Un « Forum » sans les habitants
Malgré un déroulé original et des visuels pédagogiques, la partie « forum » de la réunion est un échec. En dehors de la poignée d’habitants déjà très engagés dans la vie du Port du Rhin, peu de locaux se sont déplacés pour l’occasion. Le gymnase a réuni, à l’inverse du désir municipal, un aréopage d’associatifs, de promoteurs et de travailleurs impliqués dans les projets urbains.
Quelques élus, aussi. « Si j’ai l’impression qu’il y a de l’entre-soi ? Disons qu’une bonne part des gens ici s’y connaissent quand même bien en urbanisme… », souffle discrètement une participante. Pour la maire, l’objet de la réunion est aussi de permettre « une rencontre entre tous les acteurs impliqués dans le projet », en gardant la réunion ouverte à tous les publics.
Parmi les quelques têtes originaires du quartier, les membres du conseil citoyen sont tout de même venus en nombre. « On est venus pour suivre et relancer la mairie sur certains sujets », raconte Ludovic. Installé depuis neuf ans dans les bâtiments récents, près du Pont de l’Europe, il fait partie des anciens « nouveaux » du Port du Rhin. Il dépeint un quartier toujours divisé, entre la cité Loucheur d’un côté, et les occupants des habitats plus modernes de l’autre :
« Il y a une rupture entre les deux secteurs, parce qu’on manque d’endroits où on se rencontre. C’est pour ça qu’on relance régulièrement la mairie, pour obtenir un marché sur la place de l’Hippodrome. C’est le genre de lieu où on peut se côtoyer. Mais la Ville nous dit que ce n’est pas possible pour l’instant. »

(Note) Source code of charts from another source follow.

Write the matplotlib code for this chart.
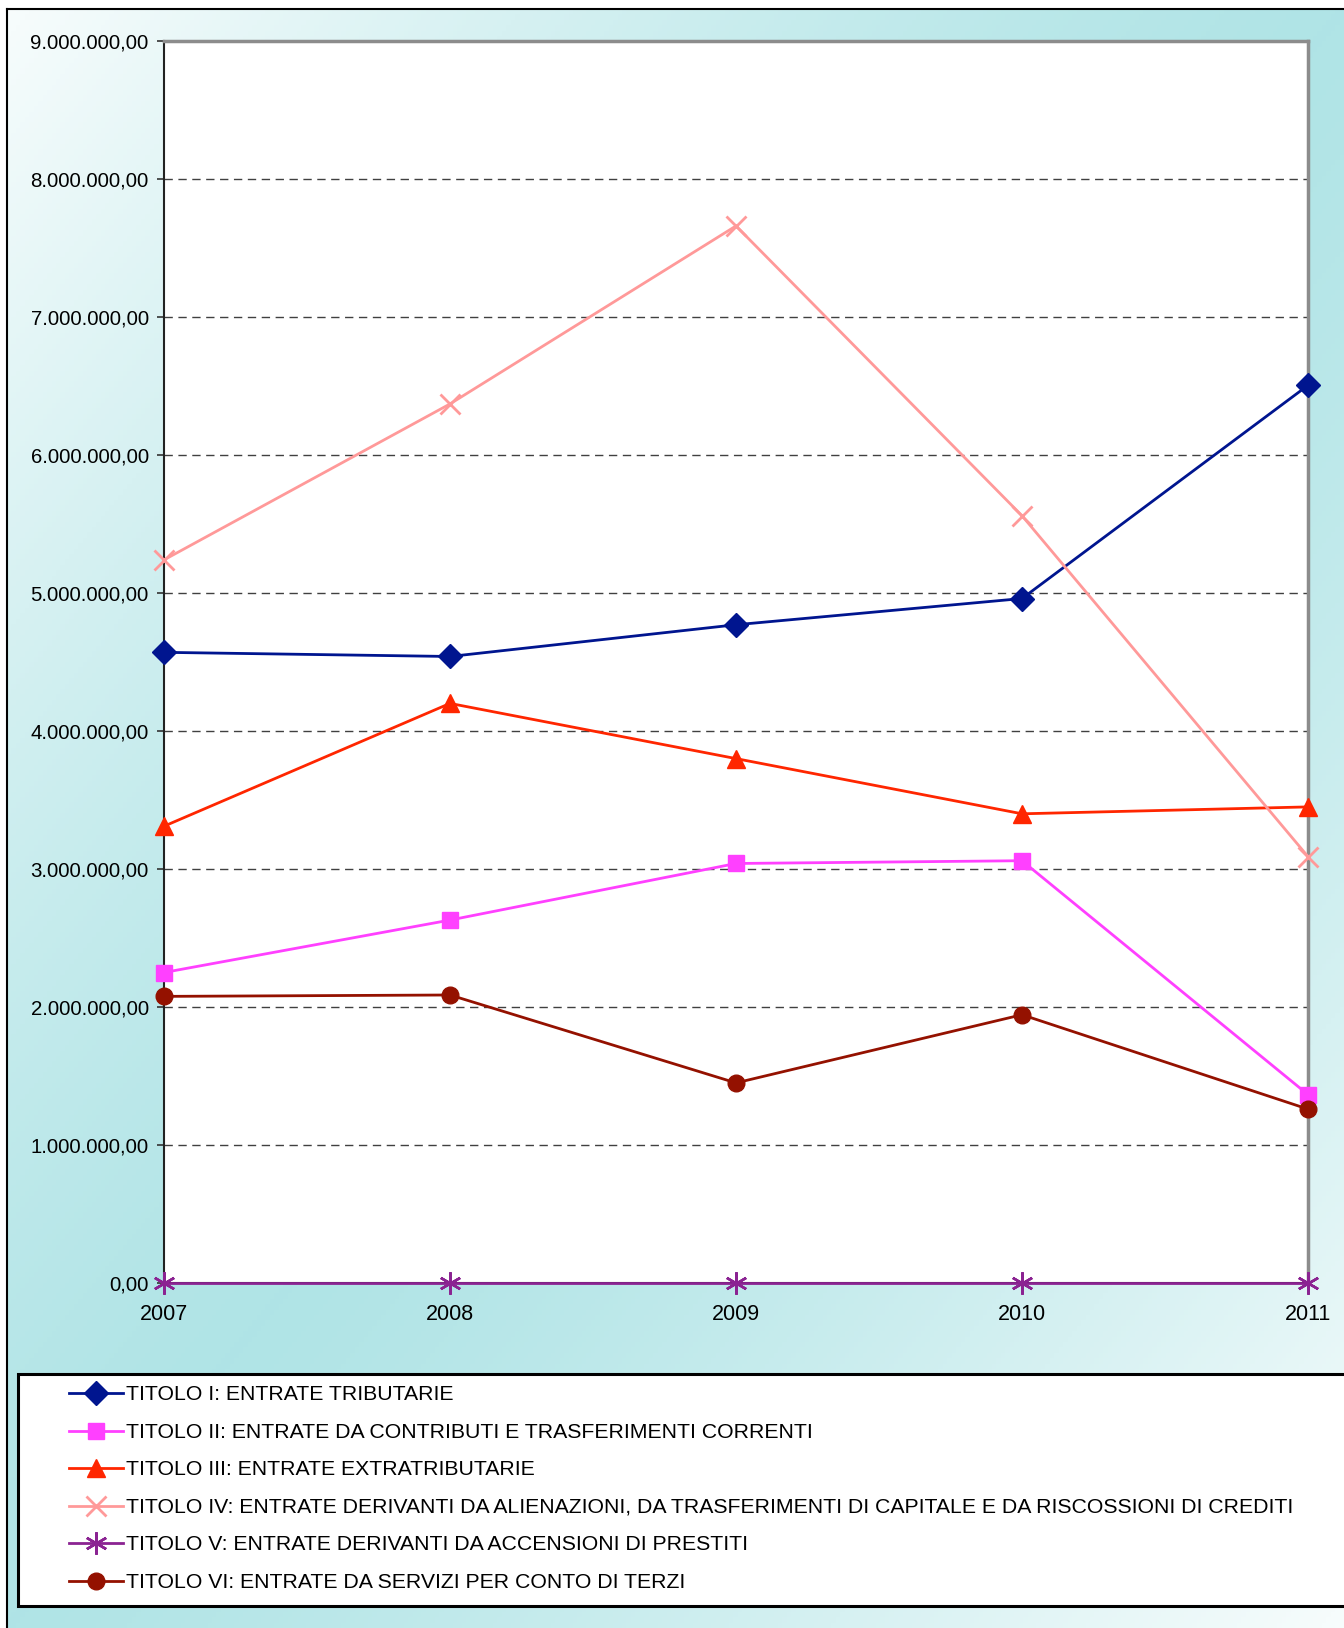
import numpy as np
import matplotlib.pyplot as plt
from matplotlib.patches import Rectangle
from matplotlib.ticker import FuncFormatter, MultipleLocator

plt.rcParams['font.family'] = ['Liberation Sans', 'DejaVu Sans']

anni = [2007, 2008, 2009, 2010, 2011]

titolo_1 = [4570000, 4540000, 4770000, 4960000, 6505000]
titolo_2 = [2250000, 2630000, 3040000, 3060000, 1365000]
titolo_3 = [3310000, 4200000, 3800000, 3400000, 3450000]
titolo_4 = [5240000, 6370000, 7660000, 5560000, 3090000]
titolo_5 = [0, 0, 0, 0, 0]
titolo_6 = [2077000, 2087000, 1450000, 1944000, 1260000]

etichette = [
    "TITOLO I: ENTRATE TRIBUTARIE",
    "TITOLO II: ENTRATE DA CONTRIBUTI E TRASFERIMENTI CORRENTI",
    "TITOLO III: ENTRATE EXTRATRIBUTARIE",
    "TITOLO IV: ENTRATE DERIVANTI DA ALIENAZIONI, DA TRASFERIMENTI DI CAPITALE E DA RISCOSSIONI DI CREDITI",
    "TITOLO V: ENTRATE DERIVANTI DA ACCENSIONI DI PRESTITI",
    "TITOLO VI: ENTRATE DA SERVIZI PER CONTO DI TERZI",
]

W, H = 1344, 1628
fig = plt.figure(figsize=(W / 100, H / 100), dpi=100)

# sfondo sfumato (bianco -> turchese -> bianco in diagonale)
bg = fig.add_axes([0, 0, 1, 1], zorder=-10)
xx, yy = np.meshgrid(np.linspace(0, 1, 300), np.linspace(0, 1, 300))
t = (xx + yy) / 2.0
k = np.clip(np.abs(t - 0.5) * 2, 0, 1) ** 1.3
bianco = np.array([0.97, 0.99, 0.99])
teal = np.array([0.69, 0.894, 0.902])
img = teal[None, None, :] * (1 - k[..., None]) + bianco[None, None, :] * k[..., None]
bg.imshow(img, extent=[7 / W, 1, 0, 1 - 9 / H], aspect='auto', origin='upper')
bg.set_xlim(0, 1)
bg.set_ylim(0, 1)
bg.axis('off')
bg.plot([7 / W, 7 / W], [0, 1 - 9 / H], color='black', lw=1.5)
bg.plot([7 / W, 1], [1 - 9 / H, 1 - 9 / H], color='black', lw=1.5)

ax = fig.add_axes([164 / W, 1 - 1283 / H, (1308 - 164) / W, (1283 - 41) / H])
ax.set_facecolor('white')

serie = [
    (titolo_1, '#00158F', 'D', 12, 1.0),
    (titolo_2, '#FF40FF', 's', 12, 1.0),
    (titolo_3, '#FF2600', '^', 13, 1.0),
    (titolo_4, '#FF9999', 'x', 14, 2.0),
    (titolo_5, '#8B2392', (6, 2, 0), 16, 1.8),
    (titolo_6, '#941100', 'o', 12, 1.0),
]
handles = []
for (valori, col, mk, ms, mew), lab in zip(serie, etichette):
    ln, = ax.plot(anni, valori, color=col, lw=2.0, marker=mk, markersize=ms,
                  markerfacecolor=col, markeredgecolor=col, markeredgewidth=mew,
                  clip_on=False, zorder=5, label=lab)
    handles.append(ln)

ax.set_xlim(2007, 2011)
ax.set_ylim(0, 9000000)
ax.yaxis.set_major_locator(MultipleLocator(1000000))
ax.yaxis.set_major_formatter(FuncFormatter(
    lambda v, p: f"{v:,.2f}".replace(",", "X").replace(".", ",").replace("X", ".")))
ax.set_xticks(anni)
ax.set_xticklabels([str(a) for a in anni])
ax.tick_params(axis='y', labelsize=14.7, length=5, width=1.2, pad=6, color='#333333')
ax.tick_params(axis='x', labelsize=15.5, length=0, pad=15)
ax.grid(axis='y', color='#404040', linestyle=(0, (6, 4)), lw=1.0)
ax.set_axisbelow(True)
for s in ['top', 'right']:
    ax.spines[s].set_color('#8C8C8C')
    ax.spines[s].set_linewidth(2.5)
ax.spines['left'].set_color('#222222')
ax.spines['left'].set_linewidth(1.5)
ax.spines['bottom'].set_color('#222222')
ax.spines['bottom'].set_linewidth(1.5)

# riquadro legenda
fig.patches.append(Rectangle((18 / W, 1 - 1606 / H), 1.0, (1606 - 1374) / H,
                             transform=fig.transFigure, facecolor='white',
                             edgecolor='black', lw=2.2, zorder=1))
leg = fig.legend(handles=handles, loc='upper left',
                 bbox_to_anchor=(60 / W, 1 - 1377 / H), frameon=False,
                 fontsize=15.3, handlelength=2.55, handletextpad=0.15,
                 labelspacing=0.87, borderaxespad=0)

fig.savefig('out.png', dpi=100)
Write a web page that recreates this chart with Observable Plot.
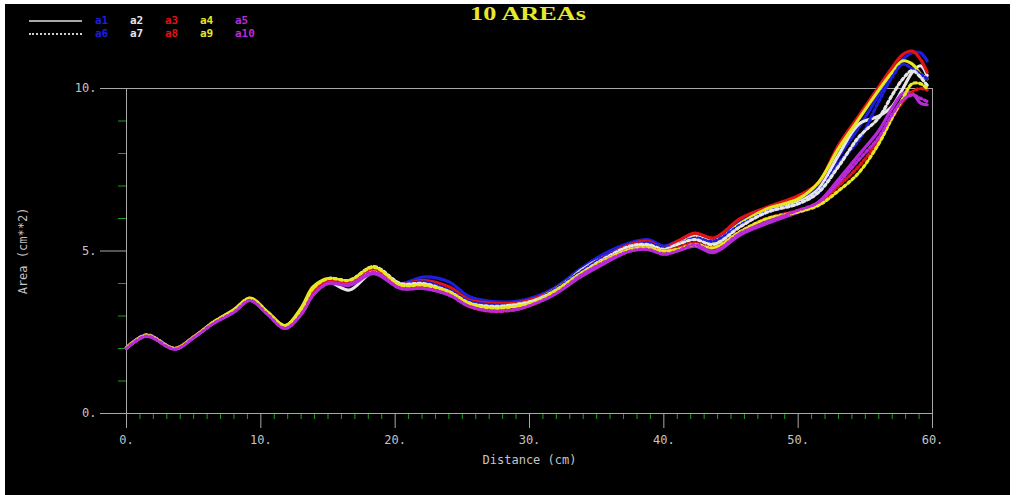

Le sujet du marché a été mis à l’ordre du jour du Conseil municipal commun entre Strasbourg et Kehl, qui s’est tenu lundi 15 mai – une semaine avant la réunion publique. « Nous sommes mobilisés sur le sujet, nous voulons faire en sorte que des producteurs allemands viennent ici », plaide Jeanne Barseghian.
Deux autres temps d’échanges se tiendront au Port du Rhin en septembre 2023, concernant l’installation d’un nouveau parc et l’ouverture d’une salle polyvalente pour le quartier.